▸ AIM: Pictures excluded, reproduce exactly the lines below from the one with "Write a LaTeX" through the one with "(0,0) rectangle (878,578);", both included.

▸ SUPPLIED DATA:
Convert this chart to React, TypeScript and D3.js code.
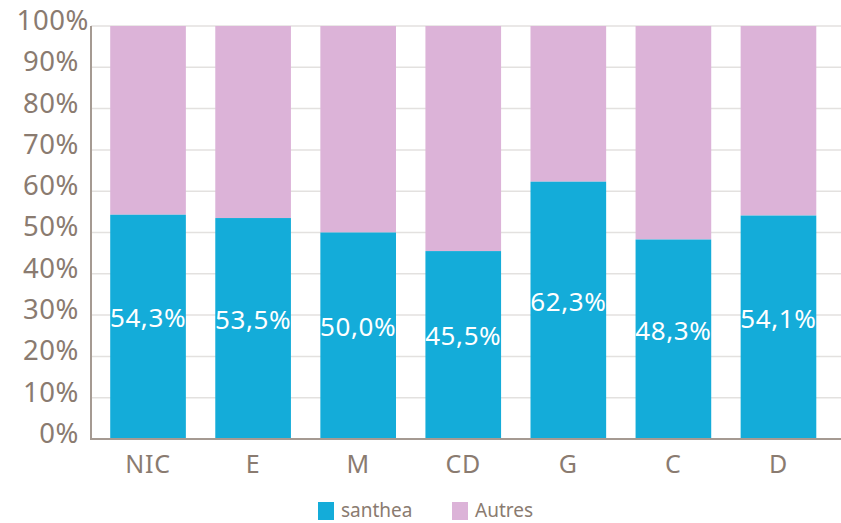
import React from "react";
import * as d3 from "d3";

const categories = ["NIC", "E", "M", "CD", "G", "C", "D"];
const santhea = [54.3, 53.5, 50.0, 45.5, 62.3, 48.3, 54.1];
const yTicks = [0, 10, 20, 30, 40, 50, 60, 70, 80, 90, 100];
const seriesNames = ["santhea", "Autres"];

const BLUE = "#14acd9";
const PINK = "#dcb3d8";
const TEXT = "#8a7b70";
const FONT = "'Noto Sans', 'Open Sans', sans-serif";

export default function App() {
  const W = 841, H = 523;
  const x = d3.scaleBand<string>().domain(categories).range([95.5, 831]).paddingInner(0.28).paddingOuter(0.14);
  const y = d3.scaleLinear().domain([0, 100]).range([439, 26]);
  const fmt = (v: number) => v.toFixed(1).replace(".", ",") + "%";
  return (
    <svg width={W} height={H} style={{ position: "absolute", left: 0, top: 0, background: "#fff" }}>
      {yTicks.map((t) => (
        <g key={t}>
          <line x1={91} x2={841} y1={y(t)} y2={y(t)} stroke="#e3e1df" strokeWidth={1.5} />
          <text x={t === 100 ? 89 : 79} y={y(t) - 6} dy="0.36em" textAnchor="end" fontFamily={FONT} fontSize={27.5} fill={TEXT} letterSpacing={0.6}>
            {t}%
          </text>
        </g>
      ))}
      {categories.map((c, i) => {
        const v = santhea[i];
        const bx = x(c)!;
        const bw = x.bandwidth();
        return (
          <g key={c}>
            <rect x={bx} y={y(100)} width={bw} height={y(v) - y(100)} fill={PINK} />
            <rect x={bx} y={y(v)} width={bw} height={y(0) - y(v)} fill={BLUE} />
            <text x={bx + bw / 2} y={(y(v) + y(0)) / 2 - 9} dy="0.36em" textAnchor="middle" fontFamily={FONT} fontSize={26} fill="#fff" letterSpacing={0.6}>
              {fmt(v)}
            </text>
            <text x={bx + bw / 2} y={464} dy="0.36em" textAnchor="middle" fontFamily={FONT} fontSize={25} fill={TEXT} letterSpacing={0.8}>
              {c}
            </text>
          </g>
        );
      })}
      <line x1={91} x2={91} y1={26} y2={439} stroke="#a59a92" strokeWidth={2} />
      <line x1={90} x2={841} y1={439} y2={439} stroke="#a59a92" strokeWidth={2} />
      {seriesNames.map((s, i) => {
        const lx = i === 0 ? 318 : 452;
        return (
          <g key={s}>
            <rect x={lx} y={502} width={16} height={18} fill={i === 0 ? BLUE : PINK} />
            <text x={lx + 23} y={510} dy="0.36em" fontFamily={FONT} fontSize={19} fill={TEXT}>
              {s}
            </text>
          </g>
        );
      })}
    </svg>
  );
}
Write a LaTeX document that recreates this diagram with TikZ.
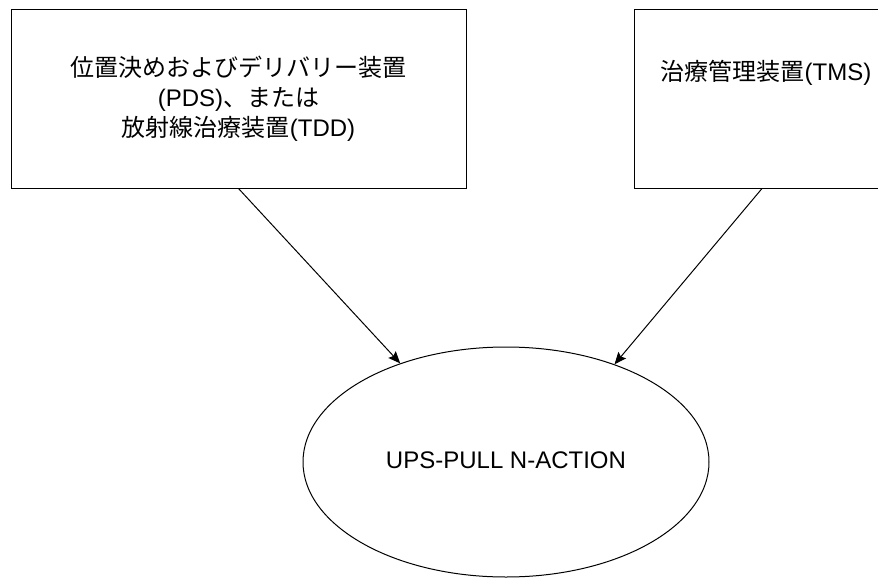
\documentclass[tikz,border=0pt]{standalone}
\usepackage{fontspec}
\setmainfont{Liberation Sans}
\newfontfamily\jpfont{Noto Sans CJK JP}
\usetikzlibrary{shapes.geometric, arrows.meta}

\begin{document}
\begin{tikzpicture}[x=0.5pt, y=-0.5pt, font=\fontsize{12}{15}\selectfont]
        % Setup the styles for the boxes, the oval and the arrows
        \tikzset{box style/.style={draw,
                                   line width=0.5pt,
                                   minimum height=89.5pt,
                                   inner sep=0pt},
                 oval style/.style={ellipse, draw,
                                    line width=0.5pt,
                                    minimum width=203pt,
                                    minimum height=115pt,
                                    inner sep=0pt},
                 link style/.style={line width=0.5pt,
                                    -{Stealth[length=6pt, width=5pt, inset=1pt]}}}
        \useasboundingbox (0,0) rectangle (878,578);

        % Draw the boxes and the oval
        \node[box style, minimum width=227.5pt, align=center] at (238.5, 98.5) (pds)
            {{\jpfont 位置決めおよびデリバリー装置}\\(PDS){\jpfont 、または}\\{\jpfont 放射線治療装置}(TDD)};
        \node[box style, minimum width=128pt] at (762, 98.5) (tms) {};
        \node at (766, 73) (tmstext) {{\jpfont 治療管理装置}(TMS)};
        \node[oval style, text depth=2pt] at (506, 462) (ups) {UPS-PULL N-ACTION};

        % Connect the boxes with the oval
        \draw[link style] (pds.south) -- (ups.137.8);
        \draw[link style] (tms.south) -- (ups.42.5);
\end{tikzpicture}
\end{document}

▸ THE RESULT:
Write a LaTeX document that recreates this diagram with TikZ.
\documentclass[tikz,border=0pt]{standalone}
\usepackage{fontspec}
\setmainfont{Liberation Sans}
\newfontfamily\jpfont{Noto Sans CJK JP}
\usetikzlibrary{shapes.geometric, arrows.meta}

\begin{document}
\begin{tikzpicture}[x=0.5pt, y=-0.5pt, font=\fontsize{12}{15}\selectfont]
        % Setup the styles for the boxes, the oval and the arrows
        \tikzset{box style/.style={draw,
                                   line width=0.5pt,
                                   minimum height=89.5pt,
                                   inner sep=0pt},
                 oval style/.style={ellipse, draw,
                                    line width=0.5pt,
                                    minimum width=203pt,
                                    minimum height=115pt,
                                    inner sep=0pt},
                 link style/.style={line width=0.5pt,
                                    -{Stealth[length=6pt, width=5pt, inset=1pt]}}}
        \useasboundingbox (0,0) rectangle (878,578);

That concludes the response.